Is part of that just Wakanda being new to the world stage?

Yeah, and I think, again, because of Ross's job – he's not a social worker, he deals on the hawkish side of things by nature – that he doesn't want to particularly give ground. And T'Challa's a king, and he's not used to giving ground. So it's perfect, ripe soil for that thing of people going, "Who the hell are you?" and then slowly working their way towards an understanding.

Being the literal outsider amongst all of the Wakandans, is there anything in particular that you have to do to develop the character, where you're developing these relationships with them as actors, but as characters they are all already over here and you're hopping in?
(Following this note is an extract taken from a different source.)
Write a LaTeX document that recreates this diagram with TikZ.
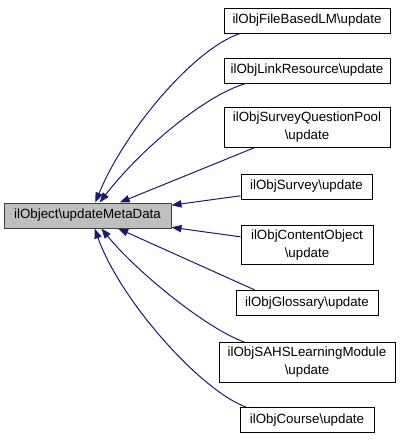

Yeah. I am the American – you know I'm not American, I'm playing the American in the story. So, I think even more than the racial thing, actually, it's the country thing. I am the Western American CIA guy, and I'm in Africa, in a country that no one else knows about, and it's a very tight-knit, insular community. That's how they've managed to do so well, 'cause they've kept it all to themselves. Which is another kind of interesting part, I think, of the politics of the show. Show? It is a film, isn't it. Is this a series? I can't remember. Episode four.

So I think that's always interesting to be in, because at some point, inevitably, what you're playing feeds back into the dynamic of who's playing it. Suffice to say, I'm not being bullied, it's okay. It's lovely. It's very friendly. But you're always aware that this character is slightly outside of it. He's trying to find his way in without ingratiating himself, without trying to go, "Hey, let me be your friend." Because, again, he's not that guy. He would survive without friends, definitely, but he's trying to understand the world he's in. And they are very, very, slowly, some more than others, very suspiciously letting him in drip by drip. I think when he proves some form of usefulness, of course then that's a quid-pro-quo thing that, you know, he's not a free passenger, that he can actually bring something to the party.